Exact reproduction of the data is required, with images excluded.

▸ Supplied data
━━━━━━━━━━━━━━━━━━━━
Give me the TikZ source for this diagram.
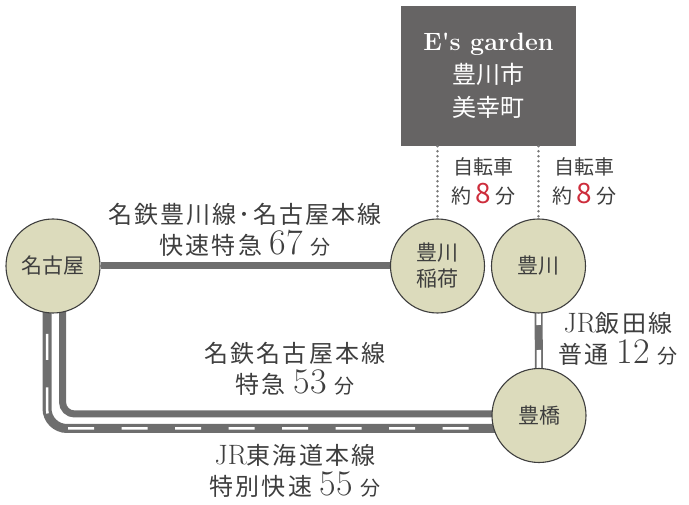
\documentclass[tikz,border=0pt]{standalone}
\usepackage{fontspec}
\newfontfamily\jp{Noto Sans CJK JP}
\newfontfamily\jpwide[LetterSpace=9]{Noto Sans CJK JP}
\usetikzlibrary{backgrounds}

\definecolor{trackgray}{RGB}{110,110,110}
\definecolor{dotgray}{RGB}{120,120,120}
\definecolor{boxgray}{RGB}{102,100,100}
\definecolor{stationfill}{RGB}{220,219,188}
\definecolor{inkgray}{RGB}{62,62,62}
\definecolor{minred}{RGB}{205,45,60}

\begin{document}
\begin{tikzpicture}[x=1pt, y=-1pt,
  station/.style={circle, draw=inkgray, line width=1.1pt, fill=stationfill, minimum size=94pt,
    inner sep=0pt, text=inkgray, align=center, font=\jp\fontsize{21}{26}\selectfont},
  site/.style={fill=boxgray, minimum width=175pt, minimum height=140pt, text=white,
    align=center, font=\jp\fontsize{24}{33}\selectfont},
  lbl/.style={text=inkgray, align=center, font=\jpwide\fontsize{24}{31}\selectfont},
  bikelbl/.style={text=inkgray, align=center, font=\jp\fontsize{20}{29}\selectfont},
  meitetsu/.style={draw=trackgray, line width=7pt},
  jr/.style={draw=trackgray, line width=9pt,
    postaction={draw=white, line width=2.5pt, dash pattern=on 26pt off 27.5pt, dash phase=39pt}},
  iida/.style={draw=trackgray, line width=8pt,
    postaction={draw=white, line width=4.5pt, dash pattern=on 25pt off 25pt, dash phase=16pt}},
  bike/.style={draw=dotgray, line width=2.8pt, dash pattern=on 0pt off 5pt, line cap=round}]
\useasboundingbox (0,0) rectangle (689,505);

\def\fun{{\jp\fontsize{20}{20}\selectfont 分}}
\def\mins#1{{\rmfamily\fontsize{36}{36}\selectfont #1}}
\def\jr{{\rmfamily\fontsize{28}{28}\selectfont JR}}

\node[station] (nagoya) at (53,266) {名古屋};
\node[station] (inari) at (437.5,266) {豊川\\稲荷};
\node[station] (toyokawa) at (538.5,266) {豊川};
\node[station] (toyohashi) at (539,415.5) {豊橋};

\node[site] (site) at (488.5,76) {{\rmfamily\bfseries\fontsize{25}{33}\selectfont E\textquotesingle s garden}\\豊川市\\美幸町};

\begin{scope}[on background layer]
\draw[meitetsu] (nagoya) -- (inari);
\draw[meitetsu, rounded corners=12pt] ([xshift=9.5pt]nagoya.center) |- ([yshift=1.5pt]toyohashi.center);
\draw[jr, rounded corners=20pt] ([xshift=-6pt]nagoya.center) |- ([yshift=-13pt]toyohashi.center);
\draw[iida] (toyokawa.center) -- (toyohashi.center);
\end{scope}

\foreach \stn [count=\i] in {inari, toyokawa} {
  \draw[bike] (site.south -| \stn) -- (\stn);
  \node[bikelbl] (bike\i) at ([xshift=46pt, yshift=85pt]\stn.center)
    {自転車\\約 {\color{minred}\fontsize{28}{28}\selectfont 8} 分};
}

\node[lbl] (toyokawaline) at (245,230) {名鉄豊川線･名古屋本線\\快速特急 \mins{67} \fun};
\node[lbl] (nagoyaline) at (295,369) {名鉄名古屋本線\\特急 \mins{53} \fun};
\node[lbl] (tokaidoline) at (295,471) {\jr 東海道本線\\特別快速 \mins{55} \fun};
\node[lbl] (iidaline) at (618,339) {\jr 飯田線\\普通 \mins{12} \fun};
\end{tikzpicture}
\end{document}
━━━━━━━━━━━━━━━━━━━━
▸ Solution to this problem
Give me the TikZ source for this diagram.
\documentclass[tikz,border=0pt]{standalone}
\usepackage{fontspec}
\newfontfamily\jp{Noto Sans CJK JP}
\newfontfamily\jpwide[LetterSpace=9]{Noto Sans CJK JP}
\usetikzlibrary{backgrounds}

\definecolor{trackgray}{RGB}{110,110,110}
\definecolor{dotgray}{RGB}{120,120,120}
\definecolor{boxgray}{RGB}{102,100,100}
\definecolor{stationfill}{RGB}{220,219,188}
\definecolor{inkgray}{RGB}{62,62,62}
\definecolor{minred}{RGB}{205,45,60}

\begin{document}
\begin{tikzpicture}[x=1pt, y=-1pt,
  station/.style={circle, draw=inkgray, line width=1.1pt, fill=stationfill, minimum size=94pt,
    inner sep=0pt, text=inkgray, align=center, font=\jp\fontsize{21}{26}\selectfont},
  site/.style={fill=boxgray, minimum width=175pt, minimum height=140pt, text=white,
    align=center, font=\jp\fontsize{24}{33}\selectfont},
  lbl/.style={text=inkgray, align=center, font=\jpwide\fontsize{24}{31}\selectfont},
  bikelbl/.style={text=inkgray, align=center, font=\jp\fontsize{20}{29}\selectfont},
  meitetsu/.style={draw=trackgray, line width=7pt},
  jr/.style={draw=trackgray, line width=9pt,
    postaction={draw=white, line width=2.5pt, dash pattern=on 26pt off 27.5pt, dash phase=39pt}},
  iida/.style={draw=trackgray, line width=8pt,
    postaction={draw=white, line width=4.5pt, dash pattern=on 25pt off 25pt, dash phase=16pt}},
  bike/.style={draw=dotgray, line width=2.8pt, dash pattern=on 0pt off 5pt, line cap=round}]
\useasboundingbox (0,0) rectangle (689,505);

\def\fun{{\jp\fontsize{20}{20}\selectfont 分}}
\def\mins#1{{\rmfamily\fontsize{36}{36}\selectfont #1}}
\def\jr{{\rmfamily\fontsize{28}{28}\selectfont JR}}

\node[station] (nagoya) at (53,266) {名古屋};
\node[station] (inari) at (437.5,266) {豊川\\稲荷};
\node[station] (toyokawa) at (538.5,266) {豊川};
\node[station] (toyohashi) at (539,415.5) {豊橋};

\node[site] (site) at (488.5,76) {{\rmfamily\bfseries\fontsize{25}{33}\selectfont E\textquotesingle s garden}\\豊川市\\美幸町};

\begin{scope}[on background layer]
\draw[meitetsu] (nagoya) -- (inari);
\draw[meitetsu, rounded corners=12pt] ([xshift=9.5pt]nagoya.center) |- ([yshift=1.5pt]toyohashi.center);
\draw[jr, rounded corners=20pt] ([xshift=-6pt]nagoya.center) |- ([yshift=-13pt]toyohashi.center);
\draw[iida] (toyokawa.center) -- (toyohashi.center);
\end{scope}

\foreach \stn [count=\i] in {inari, toyokawa} {
  \draw[bike] (site.south -| \stn) -- (\stn);
  \node[bikelbl] (bike\i) at ([xshift=46pt, yshift=85pt]\stn.center)
    {自転車\\約 {\color{minred}\fontsize{28}{28}\selectfont 8} 分};
}

\node[lbl] (toyokawaline) at (245,230) {名鉄豊川線･名古屋本線\\快速特急 \mins{67} \fun};
\node[lbl] (nagoyaline) at (295,369) {名鉄名古屋本線\\特急 \mins{53} \fun};
\node[lbl] (tokaidoline) at (295,471) {\jr 東海道本線\\特別快速 \mins{55} \fun};
\node[lbl] (iidaline) at (618,339) {\jr 飯田線\\普通 \mins{12} \fun};
\end{tikzpicture}
\end{document}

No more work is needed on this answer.